But the way it's filmed is reflective of the character's mindset and it's designed to evoke a certain reaction from the viewer. Besides the obvious cult leader/head of the family angle there's the implication that these backwoods folk are up to some sinister things like the Leatherface character and his "family" or just groups of oddball "families" in other horror movies. There is that brief glimpse of Bray when he's wearing one of those leather aprons (he wears one to the ring too) like Leatherface and they do say something like, "don't send anyone to us you want back" in one of the vignettes so that's what the vignettes make me think of anyway.

I dig the way the promos are shot and as I said before it's one of the only things keeping my interest at the moment. Aside from Punk/Brock/Heyman and the Shield.

Plus that rocking chair is a great touch. 



			
				CatParty said:
			
		

> i love the bray wyatt character. waylon mercy was one of my favorites growing up. and this is a similar but (if you ask me) more complex character. especially when you add the cult leader elements stuff.
> i think the vignettes are shot that way to feel off. to make the viewer feel like something is wrong or even unnerving.
> but honestly can't wait for him.



Agreed and hopefully they make their TV debut before MITB but I'm thinking it might be at MITB. A feud with the Shield is constantly brought up wherever I go and people are discussing the Wyatt Family and I like the sound of that I must say.

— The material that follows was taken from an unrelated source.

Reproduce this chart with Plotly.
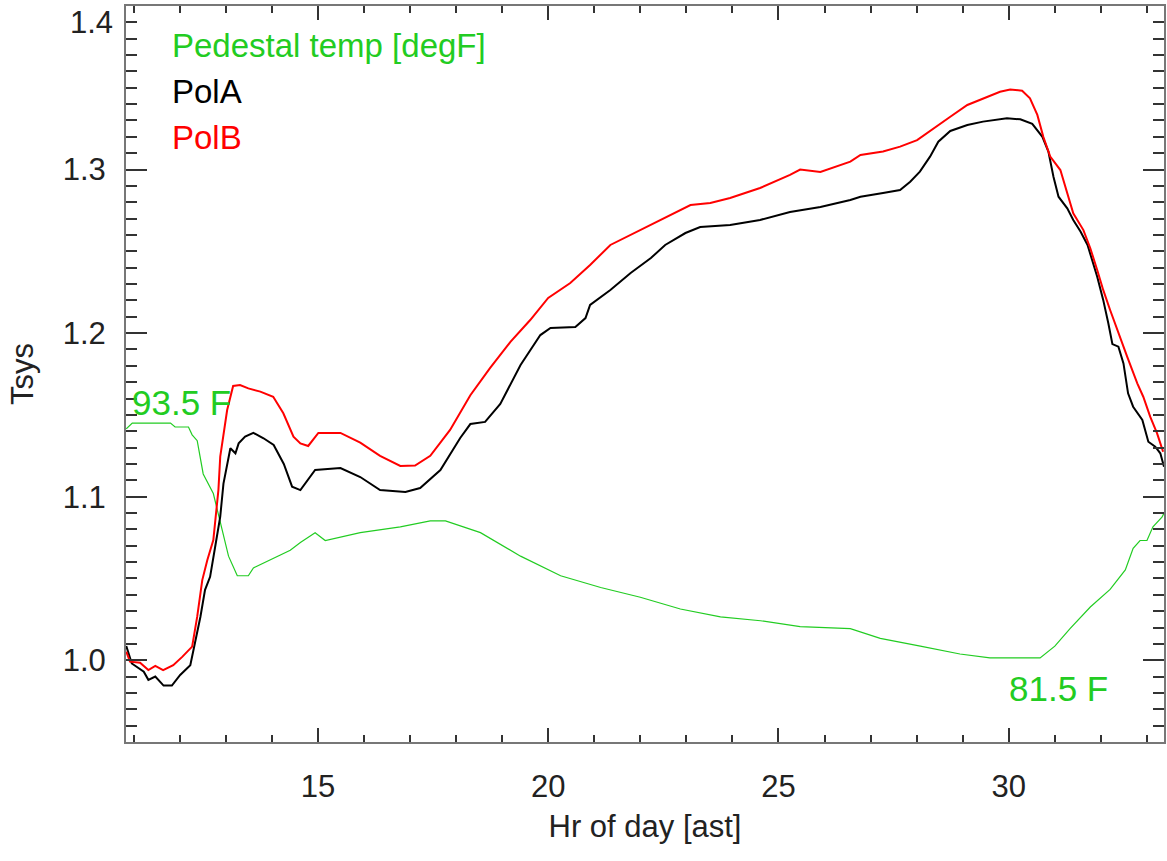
import plotly.graph_objects as go

# ---- data ----
polA_hr = [10.84, 10.96, 11.22, 11.32, 11.47, 11.65, 11.83, 12.01, 12.23, 12.30, 12.45, 12.55, 12.66, 12.77,
           12.88, 12.95, 13.03, 13.10, 13.21, 13.28, 13.42, 13.60, 13.82, 14.04, 14.26, 14.44, 14.62, 14.94,
           15.49, 15.92, 16.35, 16.90, 17.22, 17.66, 18.09, 18.31, 18.63, 18.96, 19.40, 19.83, 20.05, 20.59,
           20.81, 20.91, 21.35, 21.79, 22.23, 22.54, 22.98, 23.30, 23.95, 24.60, 25.25, 25.91, 26.56, 26.78,
           27.27, 27.64, 27.86, 28.07, 28.29, 28.47, 28.73, 29.10, 29.44, 29.96, 30.25, 30.51, 30.73, 30.86,
           30.97, 31.08, 31.27, 31.40, 31.56, 31.71, 31.92, 32.05, 32.16, 32.25, 32.38, 32.49, 32.59, 32.70,
           32.90, 33.03, 33.18, 33.29, 33.37]
polA_tsys = [1.0087, 0.998, 0.993, 0.988, 0.990, 0.9845, 0.9845, 0.991, 0.997, 1.0063, 1.0266, 1.043, 1.051, 1.0694,
             1.0878, 1.108, 1.1194, 1.1296, 1.1265, 1.1326, 1.1367, 1.139, 1.1357, 1.1316, 1.120, 1.1061, 1.104, 1.1163,
             1.1175, 1.112, 1.104, 1.1029, 1.1053, 1.1163, 1.1359, 1.1444, 1.1457, 1.1567, 1.1805, 1.1988, 1.2031, 1.2037,
             1.2092, 1.2172, 1.2264, 1.2368, 1.2459, 1.2539, 1.2612, 1.2649, 1.2661, 1.2692, 1.274, 1.2771, 1.2814, 1.2834,
             1.2857, 1.2875, 1.2926, 1.2987, 1.3079, 1.317, 1.3236, 1.3272, 1.3293, 1.3313, 1.3307, 1.3279, 1.320, 1.311,
             1.2956, 1.2834, 1.2763, 1.2692, 1.262, 1.2539, 1.2345, 1.2203, 1.2062, 1.1933, 1.1917, 1.1815, 1.1632, 1.155,
             1.1469, 1.1336, 1.1306, 1.1265, 1.1183]

polB_hr = [10.84, 10.92, 11.14, 11.32, 11.47, 11.64, 11.86, 12.06, 12.27, 12.38, 12.49, 12.60, 12.73, 12.84,
           12.88, 12.95, 13.03, 13.16, 13.31, 13.49, 13.75, 14.03, 14.25, 14.47, 14.62, 14.79, 15.01, 15.49,
           15.92, 16.35, 16.79, 17.11, 17.44, 17.87, 18.31, 18.74, 19.18, 19.61, 20.00, 20.48, 20.91, 21.35,
           21.79, 22.44, 23.09, 23.52, 23.95, 24.60, 25.25, 25.47, 25.91, 26.56, 26.78, 27.27, 27.64, 28.01,
           28.36, 28.73, 29.10, 29.44, 29.81, 30.03, 30.29, 30.46, 30.62, 30.75, 30.90, 31.12, 31.27, 31.40,
           31.62, 31.77, 31.92, 32.05, 32.20, 32.38, 32.57, 32.79, 32.92, 33.07, 33.22, 33.35]
polB_tsys = [1.0052, 0.9991, 0.9985, 0.994, 0.9965, 0.994, 0.997, 1.0022, 1.0083, 1.0266, 1.049, 1.0613, 1.0735, 1.104,
             1.1245, 1.1367, 1.153, 1.1677, 1.1683, 1.1662, 1.1642, 1.1611, 1.151, 1.1367, 1.1326, 1.131, 1.139, 1.139,
             1.133, 1.125, 1.1188, 1.119, 1.125, 1.1408, 1.162, 1.1787, 1.1946, 1.208, 1.2215, 1.2306, 1.2416, 1.2539,
             1.26, 1.2692, 1.2783, 1.2796, 1.2826, 1.2887, 1.2967, 1.30, 1.2985, 1.3048, 1.3089, 1.311, 1.314, 1.318,
             1.3252, 1.3323, 1.3395, 1.3436, 1.3476, 1.349, 1.3482, 1.3436, 1.3334, 1.320, 1.3079, 1.2997, 1.2855, 1.2733,
             1.263, 1.2519, 1.2386, 1.2264, 1.2141, 1.2, 1.1856, 1.1693, 1.1611, 1.1489, 1.1387, 1.1275]

ped_hr = [10.84, 10.97, 11.80, 11.90, 12.19, 12.27, 12.38, 12.51, 12.73, 12.88, 13.06, 13.25, 13.49, 13.60,
          13.97, 14.40, 14.62, 14.94, 15.16, 15.92, 16.79, 17.44, 17.77, 18.53, 19.40, 20.27, 21.14, 22.00,
          22.87, 23.74, 24.61, 25.47, 26.56, 27.21, 28.08, 28.94, 29.59, 30.68, 31.00, 31.33, 31.77, 32.20,
          32.53, 32.70, 32.85, 33.00, 33.13, 33.33, 33.37]
ped_degF = [93.2, 93.5, 93.5, 93.3, 93.3, 92.9, 92.6, 90.9, 89.9, 88.5, 86.7, 85.7, 85.7, 86.1,
            86.5, 87.0, 87.4, 87.9, 87.5, 87.9, 88.2, 88.5, 88.5, 87.9, 86.7, 85.7, 85.1, 84.6,
            84.0, 83.6, 83.4, 83.1, 83.0, 82.5, 82.1, 81.7, 81.5, 81.5, 82.1, 83.0, 84.1, 85.0,
            86.0, 87.1, 87.5, 87.5, 88.2, 88.7, 88.9]

legend_labels = ["Pedestal temp [degF]", "PolA", "PolB"]
temp_min_label = "81.5 F"
temp_max_label = "93.5 F"
x_major = [15, 20, 25, 30]
y_major = [1.0, 1.1, 1.2, 1.3]

# temperature drawn on the Tsys axis: 81.5 F -> ~1.0014, 93.5 F -> ~1.145
T_LO, T_HI = 81.5, 93.5
Y_LO, Y_HI = 1.0014, 1.145
ped_scaled = [Y_LO + (t - T_LO) / (T_HI - T_LO) * (Y_HI - Y_LO) for t in ped_degF]

GREEN = "rgb(34,204,34)"
FONT = "Liberation Sans, Arial, Helvetica, sans-serif"

fig = go.Figure()
fig.add_trace(go.Scatter(x=ped_hr, y=ped_scaled, mode="lines",
                         line=dict(color=GREEN, width=1.2), showlegend=False))
fig.add_trace(go.Scatter(x=polA_hr, y=polA_tsys, mode="lines",
                         line=dict(color="black", width=2), showlegend=False))
fig.add_trace(go.Scatter(x=polB_hr, y=polB_tsys, mode="lines",
                         line=dict(color="red", width=2), showlegend=False))

leg_colors = [GREEN, "black", "red"]
leg_y = [1.3757, 1.3477, 1.3197]
for txt, col, yy in zip(legend_labels, leg_colors, leg_y):
    fig.add_annotation(x=11.78, y=yy, text=txt, showarrow=False, xanchor="left", yanchor="middle",
                       font=dict(family=FONT, size=33, color=col))

fig.add_annotation(x=10.93, y=1.1573, text=temp_max_label, showarrow=False, xanchor="left",
                   yanchor="middle", font=dict(family=FONT, size=35, color=GREEN))
fig.add_annotation(x=29.96, y=0.983, text=temp_min_label, showarrow=False, xanchor="left",
                   yanchor="middle", font=dict(family=FONT, size=35, color=GREEN))
# top tick label (drawn slightly inside the frame, as in the reference)
fig.add_annotation(xref="paper", x=0, y=1.39, text="1.4", showarrow=False, xanchor="right",
                   yanchor="middle", xshift=-11, font=dict(family=FONT, size=31, color="#222"))

fig.update_layout(
    width=1167, height=861,
    margin=dict(l=126, r=3, t=6, b=119),
    paper_bgcolor="white", plot_bgcolor="white",
    font=dict(family=FONT, size=31, color="#222"),
    xaxis=dict(range=[10.834, 33.37], tickvals=x_major, ticks="inside", ticklen=14, tickwidth=2,
               tickcolor="#333", showline=True, linecolor="#777", linewidth=2, mirror="ticks",
               showgrid=False, zeroline=False, ticklabelstandoff=16, automargin=False,
               minor=dict(dtick=1, tick0=0, ticks="inside", ticklen=7, tickwidth=2, tickcolor="#333"),
               title=dict(text="Hr of day [ast]", standoff=12, font=dict(size=31))),
    yaxis=dict(range=[0.95, 1.40], tickvals=y_major, ticktext=["1.0", "1.1", "1.2", "1.3"],
               ticks="inside", ticklen=21, tickwidth=2, tickcolor="#333", showline=True, linecolor="#777",
               linewidth=2, mirror="ticks", showgrid=False, zeroline=False, ticklabelstandoff=12,
               automargin=False,
               minor=dict(dtick=0.01, tick0=0, ticks="inside", ticklen=11, tickwidth=2, tickcolor="#333"),
               title=dict(text="Tsys", standoff=20, font=dict(size=31))),
)

fig.write_html("out.html", config={"displayModeBar": False},
               post_script="document.body.style.margin='0';document.body.style.overflow='hidden';")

Just not right off the bat.



			
				CatParty said:
			
		

> another good one down in nxt is (and i usually think divas are the drizzling shits but this one is hilarious):
> 
> 
> 
> ...



I get no entertainment out of the diva's but Sara Del Ray is training the women now so perhaps that could change in the future as they bring people like Emma up to the main shows.



			
				CatParty said:
			
		

> also i'm kinda bummed i won't make the raw at the barclays.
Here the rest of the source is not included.